From the first line of the data down to and including the line with "['0.0', '0.5', '1.0', '1.5', '2.0', '2.5', '3.0', '3.5'];", copy everything exactly, leaving out pictures.

::::::::

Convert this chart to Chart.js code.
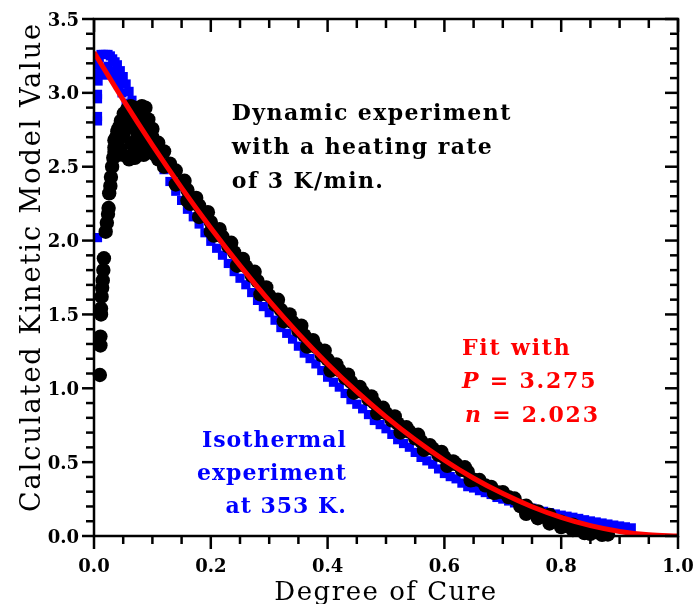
<!DOCTYPE html>
<html>
<head>
<meta charset="utf-8">
<script src="https://cdn.jsdelivr.net/npm/chart.js@4.4.1/dist/chart.umd.min.js"></script>
<style>
  html, body { margin: 0; padding: 0; background: #fff; }
  #wrap { width: 694px; height: 604px; }
</style>
</head>
<body>
<div id="wrap"><canvas id="cureChart" width="694" height="604"></canvas></div>
<script>
// tick labels
const xTickValues = [0.0, 0.2, 0.4, 0.6, 0.8, 1.0];
const xTickLabels = ['0.0', '0.2', '0.4', '0.6', '0.8', '1.0'];
const yTickValues = [0.0, 0.5, 1.0, 1.5, 2.0, 2.5, 3.0, 3.5];
const yTickLabels = ['0.0', '0.5', '1.0', '1.5', '2.0', '2.5', '3.0', '3.5'];

// dynamic run, 3 K/min (black dots)
const dynamicCure = [
  // rising start
  0.010, 0.011, 0.011, 0.012, 0.012, 0.013, 0.014, 0.015, 0.016, 0.017, 0.020, 0.022,
  0.024, 0.025, 0.026, 0.028, 0.029, 0.031, 0.033, 0.035, 0.038, 0.042, 0.046, 0.051,
  0.057, 0.063, 0.069, 0.076, 0.082, 0.088, 0.064, 0.070, 0.074, 0.080, 0.085, 0.093,
  // cluster around the maximum
  0.035, 0.035, 0.040, 0.040, 0.040, 0.045, 0.045, 0.045, 0.050, 0.050, 0.050,
  0.055, 0.055, 0.060, 0.060, 0.060, 0.065, 0.065, 0.070, 0.070, 0.070,
  0.075, 0.075, 0.075, 0.080, 0.080, 0.080, 0.085, 0.085, 0.085,
  0.090, 0.090, 0.095, 0.095, 0.100, 0.100, 0.105, 0.105, 0.110,
  0.12, 0.14, 0.16, 0.18, 0.20,
  // main band
  0.10, 0.11, 0.12, 0.13, 0.14, 0.15, 0.16, 0.17, 0.18, 0.19,
  0.20, 0.21, 0.22, 0.23, 0.24, 0.25, 0.26, 0.27, 0.28, 0.29,
  0.30, 0.31, 0.32, 0.33, 0.34, 0.35, 0.36, 0.37, 0.38, 0.39,
  0.40, 0.41, 0.42, 0.43, 0.44, 0.45, 0.46, 0.47, 0.48, 0.49,
  0.50, 0.51, 0.52, 0.53, 0.54, 0.55, 0.56, 0.57, 0.58, 0.59,
  0.60, 0.61, 0.62, 0.63, 0.64, 0.65, 0.66, 0.67, 0.68, 0.69,
  0.70, 0.71, 0.72, 0.73, 0.74, 0.75, 0.76, 0.77, 0.78, 0.79,
  0.80, 0.81, 0.82, 0.83, 0.84, 0.85, 0.86, 0.87, 0.88,
  // upper edge of the band
  0.155, 0.175, 0.195, 0.215, 0.235, 0.255, 0.275, 0.295, 0.315, 0.335,
  0.355, 0.375, 0.395, 0.415, 0.435, 0.455, 0.475, 0.495, 0.515, 0.535,
  0.555, 0.575, 0.595, 0.615, 0.635,
  // lower edge of the band and the tail
  0.165, 0.205, 0.245, 0.285, 0.325, 0.365, 0.405, 0.445, 0.485, 0.525,
  0.565, 0.605, 0.645, 0.685,
  0.74, 0.76, 0.78, 0.80, 0.82, 0.84
];
const dynamicValue = [
  1.09, 1.29, 1.35, 1.50, 1.54, 1.62, 1.68, 1.73, 1.80, 1.88, 2.06, 2.12,
  2.18, 2.22, 2.32, 2.37, 2.43, 2.50, 2.56, 2.63, 2.70, 2.76, 2.81, 2.86,
  2.89, 2.91, 2.90, 2.88, 2.91, 2.90, 2.66, 2.62, 2.70, 2.78, 2.80, 2.82,
  2.60, 2.68, 2.58, 2.66, 2.74, 2.62, 2.70, 2.78, 2.58, 2.72, 2.80,
  2.76, 2.84, 2.55, 2.78, 2.86, 2.56, 2.80, 2.56, 2.78, 2.86,
  2.60, 2.72, 2.84, 2.62, 2.70, 2.85, 2.58, 2.68, 2.84,
  2.62, 2.76, 2.60, 2.70, 2.60, 2.70, 2.58, 2.66, 2.55,
  2.50, 2.38, 2.27, 2.16, 2.06,
  2.756, 2.662, 2.604, 2.521, 2.474, 2.387, 2.342, 2.271, 2.237, 2.168,
  2.125, 2.058, 2.026, 1.960, 1.920, 1.855, 1.826, 1.763, 1.725, 1.663,
  1.627, 1.566, 1.531, 1.472, 1.448, 1.390, 1.358, 1.301, 1.280, 1.225,
  1.195, 1.141, 1.123, 1.070, 1.043, 0.992, 0.976, 0.927, 0.902, 0.854,
  0.831, 0.783, 0.762, 0.716, 0.706, 0.661, 0.642, 0.599, 0.591, 0.549,
  0.533, 0.492, 0.487, 0.448, 0.434, 0.381, 0.379, 0.343, 0.332, 0.296,
  0.297, 0.263, 0.254, 0.202, 0.205, 0.173, 0.167, 0.137, 0.143, 0.099,
  0.096, 0.069, 0.077, 0.041, 0.040, 0.015, 0.026, 0.008, 0.010,
  2.405, 2.289, 2.192, 2.077, 1.985, 1.876, 1.789, 1.683, 1.599, 1.500,
  1.424, 1.326, 1.255, 1.162, 1.092, 1.009, 0.945, 0.868, 0.810, 0.736,
  0.685, 0.615, 0.569, 0.505, 0.465,
  2.249, 2.034, 1.830, 1.636, 1.454, 1.282, 1.120, 0.970, 0.830, 0.701,
  0.583, 0.475, 0.377, 0.291,
  0.150, 0.120, 0.085, 0.060, 0.040, 0.020
];

// isothermal run at 353 K (blue squares)
const isoCure = [
  0.006, 0.006, 0.006, 0.006, 0.006, 0.007, 0.008, 0.008, 0.009,
  0.012, 0.016, 0.020, 0.024, 0.028, 0.032, 0.036, 0.040, 0.045, 0.050,
  0.055, 0.060, 0.065, 0.070, 0.076, 0.082, 0.088,
  0.013, 0.018, 0.024, 0.030, 0.036, 0.042, 0.048, 0.055, 0.062, 0.070,
  0.08, 0.09, 0.10, 0.11, 0.12, 0.13,
  0.14, 0.15, 0.16, 0.17, 0.18, 0.19, 0.20, 0.21, 0.22, 0.23,
  0.24, 0.25, 0.26, 0.27, 0.28, 0.29, 0.30, 0.31, 0.32, 0.33,
  0.34, 0.35, 0.36, 0.37, 0.38, 0.39, 0.40, 0.41, 0.42, 0.43,
  0.44, 0.45, 0.46, 0.47, 0.48, 0.49, 0.50, 0.51, 0.52, 0.53,
  0.54, 0.55, 0.56, 0.57, 0.58, 0.59, 0.60, 0.61, 0.62, 0.63,
  0.64, 0.65, 0.66, 0.67, 0.68, 0.69, 0.70, 0.71, 0.72, 0.73,
  0.74, 0.75, 0.76, 0.77, 0.78, 0.79, 0.80, 0.81, 0.82, 0.83,
  0.84, 0.85, 0.86, 0.87, 0.88, 0.89, 0.90, 0.91, 0.92
];
const isoValue = [
  2.02, 2.81, 2.84, 2.96, 2.99, 3.08, 3.13, 3.19, 3.24,
  3.26, 3.26, 3.26, 3.26, 3.25, 3.23, 3.21, 3.19, 3.15, 3.11,
  3.06, 3.01, 2.95, 2.90, 2.86, 2.82, 2.77,
  3.14, 3.12, 3.18, 3.15, 3.10, 3.05, 3.00, 2.93, 2.87, 2.80,
  2.74, 2.70, 2.64, 2.56, 2.48, 2.40,
  2.334, 2.272, 2.212, 2.161, 2.112, 2.053, 1.995, 1.948, 1.901, 1.845,
  1.790, 1.745, 1.701, 1.648, 1.595, 1.553, 1.512, 1.461, 1.411, 1.372,
  1.333, 1.285, 1.238, 1.201, 1.165, 1.120, 1.075, 1.041, 1.008, 0.965,
  0.923, 0.892, 0.861, 0.822, 0.782, 0.754, 0.726, 0.688, 0.652, 0.626,
  0.601, 0.566, 0.532, 0.509, 0.486, 0.454, 0.423, 0.402, 0.387, 0.358,
  0.334, 0.325, 0.307, 0.294, 0.281, 0.261, 0.250, 0.237, 0.224, 0.212,
  0.200, 0.188, 0.177, 0.167, 0.158, 0.149, 0.141, 0.134, 0.127, 0.119,
  0.110, 0.102, 0.095, 0.088, 0.081, 0.074, 0.068, 0.062, 0.055
];

// fitted curve, P = 3.275, n = 2.023
const fitCure = [0.00, 0.05, 0.10, 0.15, 0.20, 0.25, 0.30, 0.35, 0.40, 0.45, 0.50,
                 0.55, 0.60, 0.65, 0.70, 0.75, 0.80, 0.85, 0.90, 0.95, 1.00];
const fitValue = [3.275, 2.952, 2.646, 2.357, 2.085, 1.830, 1.592, 1.370, 1.165, 0.977, 0.806,
                  0.651, 0.513, 0.391, 0.287, 0.198, 0.126, 0.070, 0.031, 0.008, 0.000];

const toPoints = (xs, ys) => xs.map((v, i) => ({ x: v, y: ys[i] }));

const SERIF = '"DejaVu Serif", "Liberation Serif", serif';

function drawSpaced(ctx, text, x, y, spacing) {
  ctx.letterSpacing = spacing + 'px';
  ctx.fillText(text, x, y);
  ctx.letterSpacing = '0px';
}

// text runs: [string, italic]
function drawRuns(ctx, runs, x, y, size, spacing) {
  let cx = x;
  ctx.letterSpacing = spacing + 'px';
  runs.forEach(([t, italic]) => {
    ctx.font = (italic ? 'italic ' : '') + 'bold ' + size + 'px ' + SERIF;
    ctx.fillText(t, cx, y);
    cx += ctx.measureText(t).width;
  });
  ctx.letterSpacing = '0px';
  return cx - x;
}

function runsWidth(ctx, runs, size, spacing) {
  let w = 0;
  ctx.letterSpacing = spacing + 'px';
  runs.forEach(([t, italic]) => {
    ctx.font = (italic ? 'italic ' : '') + 'bold ' + size + 'px ' + SERIF;
    w += ctx.measureText(t).width;
  });
  ctx.letterSpacing = '0px';
  return w;
}

const framePlugin = {
  id: 'framePlugin',
  afterDraw(chart) {
    const { ctx, chartArea: a, scales: { x, y } } = chart;
    ctx.save();
    ctx.strokeStyle = '#000';
    ctx.lineWidth = 2.5;
    ctx.lineCap = 'butt';
    ctx.strokeRect(a.left, a.top, a.right - a.left, a.bottom - a.top);

    const seg = (x1, y1, x2, y2) => {
      ctx.beginPath(); ctx.moveTo(x1, y1); ctx.lineTo(x2, y2); ctx.stroke();
    };
    // x ticks: minor every 0.05, major every 0.2
    for (let i = 0; i <= 20; i++) {
      const px = x.getPixelForValue(i * 0.05);
      const major = i % 4 === 0;
      seg(px, a.bottom, px, a.bottom + (major ? 13 : 8));
      seg(px, a.top, px, a.top + (major ? 13 : 9));
    }
    // y ticks: minor every 0.1, major every 0.5
    for (let i = 0; i <= 35; i++) {
      const py = y.getPixelForValue(i * 0.1);
      const major = i % 5 === 0;
      seg(a.left - (major ? 12 : 8), py, a.left, py);
      seg(a.right - (major ? 13 : 8), py, a.right, py);
    }

    // tick labels
    ctx.fillStyle = '#000';
    ctx.font = 'bold 18px ' + SERIF;
    ctx.textBaseline = 'alphabetic';
    ctx.textAlign = 'center';
    xTickValues.forEach((v, i) => {
      ctx.fillText(xTickLabels[i], x.getPixelForValue(v), a.bottom + 36);
    });
    ctx.textAlign = 'right';
    yTickValues.forEach((v, i) => {
      ctx.fillText(yTickLabels[i], a.left - 15, y.getPixelForValue(v) + 6.5);
    });

    // axis titles
    ctx.font = '26px ' + SERIF;
    ctx.textAlign = 'center';
    drawSpaced(ctx, 'Degree of Cure', (a.left + a.right) / 2, 600, 1.5);
    ctx.save();
    ctx.translate(40, 267);
    ctx.rotate(-Math.PI / 2);
    ctx.font = '27px ' + SERIF;
    drawSpaced(ctx, 'Calculated Kinetic Model Value', 0, 0, 2);
    ctx.restore();

    // annotations
    const size = 22, sp = 1.4;
    ctx.textAlign = 'left';
    ctx.fillStyle = '#000';
    ctx.font = 'bold ' + size + 'px ' + SERIF;
    const dynX = x.getPixelForValue(0.236);
    ['Dynamic experiment', 'with a heating rate', 'of 3 K/min.'].forEach((t, i) => {
      drawSpaced(ctx, t, dynX, y.getPixelForValue(2.817 - i * 0.232), sp);
    });

    ctx.fillStyle = '#ff0000';
    const fitX = x.getPixelForValue(0.630);
    drawRuns(ctx, [['Fit with', false]], fitX, y.getPixelForValue(1.225), size, 1.8);
    drawRuns(ctx, [['P', true], [' = 3.275', false]], fitX, y.getPixelForValue(1.002), size, 1.8);
    drawRuns(ctx, [['n', true], [' = 2.023', false]], fitX + 3, y.getPixelForValue(0.772), size, 1.8);

    ctx.fillStyle = '#0000ff';
    const isoRight = x.getPixelForValue(0.433);
    ['Isothermal', 'experiment', 'at 353 K.'].forEach((t, i) => {
      const w = runsWidth(ctx, [[t, false]], size, 1);
      drawRuns(ctx, [[t, false]], isoRight - w, y.getPixelForValue(0.603 - i * 0.2235), size, 1);
    });
    ctx.restore();
  }
};

const ctx = document.getElementById('cureChart').getContext('2d');
const cureChart = new Chart(ctx, {
  type: 'scatter',
  data: {
    datasets: [
      {
        label: 'Fit',
        data: toPoints(fitCure, fitValue),
        showLine: true,
        borderColor: '#ff0000',
        borderWidth: 5,
        pointRadius: 0,
        cubicInterpolationMode: 'monotone',
        order: 0
      },
      {
        label: 'Dynamic',
        data: toPoints(dynamicCure, dynamicValue),
        backgroundColor: '#000',
        borderColor: '#000',
        borderWidth: 0,
        pointRadius: 7.2,
        clip: false,
        order: 1
      },
      {
        label: 'Isothermal',
        data: toPoints(isoCure, isoValue),
        pointStyle: 'rect',
        backgroundColor: '#0000ff',
        borderColor: '#0000ff',
        borderWidth: 0,
        pointRadius: 6.5,
        clip: false,
        order: 2
      }
    ]
  },
  options: {
    responsive: false,
    animation: false,
    layout: { padding: { left: 0, right: 16, top: 19, bottom: 0 } },
    plugins: { legend: { display: false }, tooltip: { enabled: false } },
    scales: {
      x: {
        type: 'linear', min: 0, max: 1,
        grid: { display: false, drawTicks: false },
        border: { display: false },
        ticks: { display: false },
        afterFit: s => { s.height = 68; s.paddingLeft = 0; s.paddingRight = 0; }
      },
      y: {
        type: 'linear', min: 0, max: 3.5,
        grid: { display: false, drawTicks: false },
        border: { display: false },
        ticks: { display: false },
        afterFit: s => { s.width = 94; s.paddingTop = 0; s.paddingBottom = 0; }
      }
    }
  },
  plugins: [framePlugin]
});
</script>
</body>
</html>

::::::::

* [ANSWER FOR THE TASK]
Convert this chart to Chart.js code.
<!DOCTYPE html>
<html>
<head>
<meta charset="utf-8">
<script src="https://cdn.jsdelivr.net/npm/chart.js@4.4.1/dist/chart.umd.min.js"></script>
<style>
  html, body { margin: 0; padding: 0; background: #fff; }
  #wrap { width: 694px; height: 604px; }
</style>
</head>
<body>
<div id="wrap"><canvas id="cureChart" width="694" height="604"></canvas></div>
<script>
// tick labels
const xTickValues = [0.0, 0.2, 0.4, 0.6, 0.8, 1.0];
const xTickLabels = ['0.0', '0.2', '0.4', '0.6', '0.8', '1.0'];
const yTickValues = [0.0, 0.5, 1.0, 1.5, 2.0, 2.5, 3.0, 3.5];
const yTickLabels = ['0.0', '0.5', '1.0', '1.5', '2.0', '2.5', '3.0', '3.5'];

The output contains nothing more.